As many Scott Turow fans already know, he wrote most of "Presumed Innocent" during the half-hour train commute from his home north of Chicago to his downtown office. While other passengers were shaking off sleep, he would spit out chapters. Then he took three months away from his office to finish it.
"I'm really quite obsessive. One thing the law practice does for me is keep me from being totally devoured by the writing."
He is the first to tell you he is driven, a character- 6 1 TUROW Turow istic instilled in him by his father, a prominent Chicago gynecologist.
"I grew up with this strong male macho figure; this guy was always working, I was always taught that being a doctor was the right hand of God."
So when he decided to become a writer, his parents were less than enthusiastic.
"I didn't have their blessings. No matter what they say now. They don't quite remember how vigorously they opposed me."
He delivered the second blow when he moved to California to accept a creative writing fellowship at Stanford. He had mainstream fantasies. He wanted to make money.
"Most writers I went to school with were also teachers. That was not ultimately satisfying to me."
So the sensitive writer took the law school admission test.
Not only did he pass, but he also was accepted at Harvard. But Turow, the type who reads five novels at once, couldn't do only one thing at time.
He would go to law school, but he would also write about the experience. The result was "One L," the non-fiction account of a first-year law student that has become a classic among law students.
It sold 300,000 copies. He was 28.
After that, came three children, "Presumed Innocent," success as a lawyer, a house in the upper-class suburbs, another novel.
In "Burden of Proof," Turow tells the story of Alejandro (Sandy) Stern, the brilliant lawyer who successfully defended murder suspect Rusty Sabich in "Presumed Innocent."
A relatively minor character in the first novel, Stern is the heart of the second. But he is rarely seen in court this time - readers meet him at home, where in Chapter 1, he discovers the asphyxiated body of his wife, Clara, in the garage.
With that event, Stern's very controlled life begins to unravel; he realizes he didn't really know the woman to whom he had been married for 31 years; his three grown children are either afraid of him or estranged. He sets out to find why his wife committed suicide - and discovers some unpleasant things about himself.
While the reviews have been favorable, some critics complain that the book picks up steam slowly, that Turow puts Stern in too many unlikely sexual situations, that the ending doesn't work.
One reviewer, while praising Turow for his writing skills, ultimately dismissed the novel as just another item to throw into your beach bag.

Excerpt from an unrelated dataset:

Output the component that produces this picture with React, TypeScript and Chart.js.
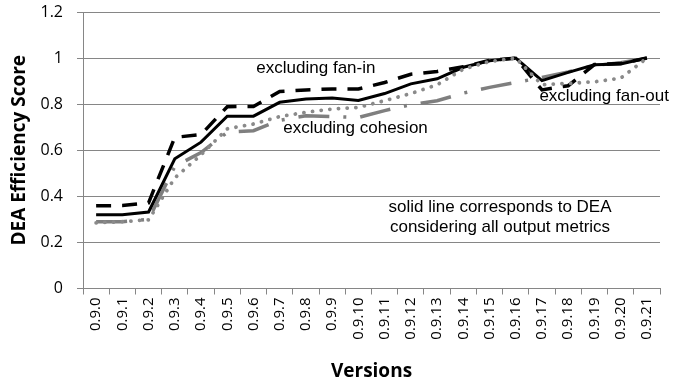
import React, { useEffect, useRef } from "react";
import { Chart, registerables } from "chart.js";

Chart.register(...registerables);

const versions = [
  "0.9.0", "0.9.1", "0.9.2", "0.9.3", "0.9.4", "0.9.5", "0.9.6", "0.9.7",
  "0.9.8", "0.9.9", "0.9.10", "0.9.11", "0.9.12", "0.9.13", "0.9.14", "0.9.15",
  "0.9.16", "0.9.17", "0.9.18", "0.9.19", "0.9.20", "0.9.21",
];

const allMetrics = [
  0.32, 0.32, 0.332, 0.563, 0.635, 0.748, 0.748, 0.808, 0.822, 0.827, 0.816,
  0.846, 0.888, 0.91, 0.96, 0.988, 1.0, 0.902, 0.938, 0.971, 0.974, 1.0,
];

const excludingFanIn = [
  0.359, 0.36, 0.372, 0.656, 0.668, 0.789, 0.79, 0.855, 0.862, 0.866, 0.866,
  0.894, 0.93, 0.942, 0.962, 0.99, 1.0, 0.862, 0.88, 0.972, 0.976, 1.0,
];

const excludingCohesion = [
  0.29, 0.29, 0.3, 0.53, 0.59, 0.678, 0.685, 0.73, 0.75, 0.746, 0.742,
  0.772, 0.798, 0.815, 0.848, 0.873, 0.894, 0.916, 0.94, 0.968, 0.98, 1.0,
];

const excludingFanOut = [
  0.285, 0.29, 0.298, 0.48, 0.58, 0.693, 0.714, 0.746, 0.765, 0.779, 0.786,
  0.815, 0.846, 0.884, 0.952, 0.985, 1.0, 0.884, 0.89, 0.897, 0.913, 1.0,
];

const yTickValues = [0, 0.2, 0.4, 0.6, 0.8, 1, 1.2];

const noteTexts = [
  "excluding fan-in",
  "excluding cohesion",
  "excluding fan-out",
  "solid line corresponds to DEA",
  "considering all output metrics",
];
// anchor of each note in data units: [version index, score]
const noteAnchors = [
  [8.38, 0.954],
  [9.89, 0.694],
  [19.37, 0.832],
  [15.4, 0.352],
  [15.4, 0.265],
];

const notesPlugin = {
  id: "notes",
  afterDatasetsDraw(chart: any) {
    const { ctx, scales } = chart;
    ctx.save();
    ctx.fillStyle = "#000000";
    ctx.font = "17px 'Liberation Sans', Arial, sans-serif";
    ctx.textAlign = "center";
    ctx.textBaseline = "middle";
    noteTexts.forEach((t, i) => {
      const x = scales.x.getPixelForValue(noteAnchors[i][0]);
      const y = scales.y.getPixelForValue(noteAnchors[i][1]);
      ctx.fillText(t, x, y);
    });
    ctx.restore();
  },
};

export default function App() {
  const ref = useRef<HTMLCanvasElement | null>(null);

  useEffect(() => {
    if (!ref.current) return;
    const axisGray = "#868686";
    const chart = new Chart(ref.current, {
      type: "line",
      data: {
        labels: versions,
        datasets: [
          {
            label: "excluding fan-out",
            data: excludingFanOut,
            borderColor: "#8a8a8a",
            borderWidth: 3.8,
            borderDash: [0.1, 8.6],
            borderCapStyle: "round",
            pointRadius: 0,
            order: 1,
          },
          {
            label: "all output metrics",
            data: allMetrics,
            borderColor: "#000000",
            borderWidth: 3,
            pointRadius: 0,
            order: 2,
          },
          {
            label: "excluding fan-in",
            data: excludingFanIn,
            borderColor: "#000000",
            borderWidth: 3.5,
            borderDash: [15, 11],
            pointRadius: 0,
            order: 3,
          },
          {
            label: "excluding cohesion",
            data: excludingCohesion,
            borderColor: "#7f7f7f",
            borderWidth: 3.5,
            borderDash: [31, 14, 3, 14],
            pointRadius: 0,
            order: 4,
          },
        ],
      },
      options: {
        animation: false,
        responsive: false,
        devicePixelRatio: 1,
        layout: { padding: { top: 12, right: 14, left: 0, bottom: 0 } },
        plugins: {
          legend: { display: false },
          tooltip: { enabled: false },
        },
        elements: { line: { tension: 0 } },
        scales: {
          x: {
            type: "category",
            offset: true,
            grid: {
              offset: true,
              drawOnChartArea: false,
              drawTicks: true,
              tickLength: 6,
              color: axisGray,
            },
            border: { color: axisGray, width: 1 },
            ticks: {
              autoSkip: false,
              minRotation: 90,
              maxRotation: 90,
              padding: 3,
              color: "#000000",
              font: { family: "'Open Sans', sans-serif", size: 15 },
            },
            title: {
              display: true,
              text: "Versions",
              color: "#000000",
              font: { family: "'Open Sans', sans-serif", size: 19, weight: "bold" },
              padding: { top: 0, bottom: 0 },
            },
            afterFit(scale: any) {
              scale.height = 94.5;
            },
          },
          y: {
            min: 0,
            max: 1.2,
            afterBuildTicks(scale: any) {
              scale.ticks = yTickValues.map((v) => ({ value: v }));
            },
            grid: {
              color: axisGray,
              drawTicks: true,
              tickLength: 6,
            },
            border: { color: axisGray, width: 1 },
            ticks: {
              padding: 14,
              color: "#000000",
              font: { family: "'Open Sans', sans-serif", size: 16 },
              callback: (v: any) => String(Number(Number(v).toFixed(1))),
            },
            title: {
              display: true,
              text: "DEA Efficiency Score",
              color: "#000000",
              font: { family: "'Open Sans', sans-serif", size: 19, weight: "bold" },
              padding: { top: 8, bottom: 0 },
            },
            afterFit(scale: any) {
              scale.width = 83;
              scale.paddingTop = 10;
              scale.paddingBottom = 10;
            },
          },
        },
      },
      plugins: [notesPlugin],
    });
    return () => chart.destroy();
  }, []);

  return (
    <canvas
      ref={ref}
      width={674}
      height={383}
      style={{ position: "absolute", left: 0, top: 0, width: "674px", height: "383px" }}
    />
  );
}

Turow doesn't appear stricken by the criticism.
"I make both a deliberate effort to transcend the genre and to write books with popular appeal while still maintaining a serious pursuit of modernistic and post-modernistic fiction," he says, sounding like both a lawyer and a writer.
"I believe sexuality dominates the imagination and human condition. If people want to pretend that's not true, let them. But I know that people think about it all the time."
His third novel now in the works, Turow continues to live in the same house he bought six years ago, and to write on the train, tapping out his thoughts on a lap-top.
He prefers to write in the mornings. "In the afternoon, I'm too steamed up from being a lawyer to write."
On the 10:54, there is an unspoken pact between the other riders and Turow.
"Many of them know who I am now, but they leave me alone. I am grateful."
At home, he used to write in a basement office, but graduated to an upstairs study, a gift to himself with the royalties from "Presumed Innocent."
Though he still practices law, he has cut back his cases about one-third over the past year or so.
"I would never tell a client to call back because I am writing. I will always interrupt the writing for the client."
Aren't there days when Scott Turow isn't exactly sure who he is?
"I am who I am," he says. "I enjoy both careers.
"I couldn't give up either one. I don't understand the need for people to pigeonhole. I am both a lawyer and a writer of books both serious and popular. That's it."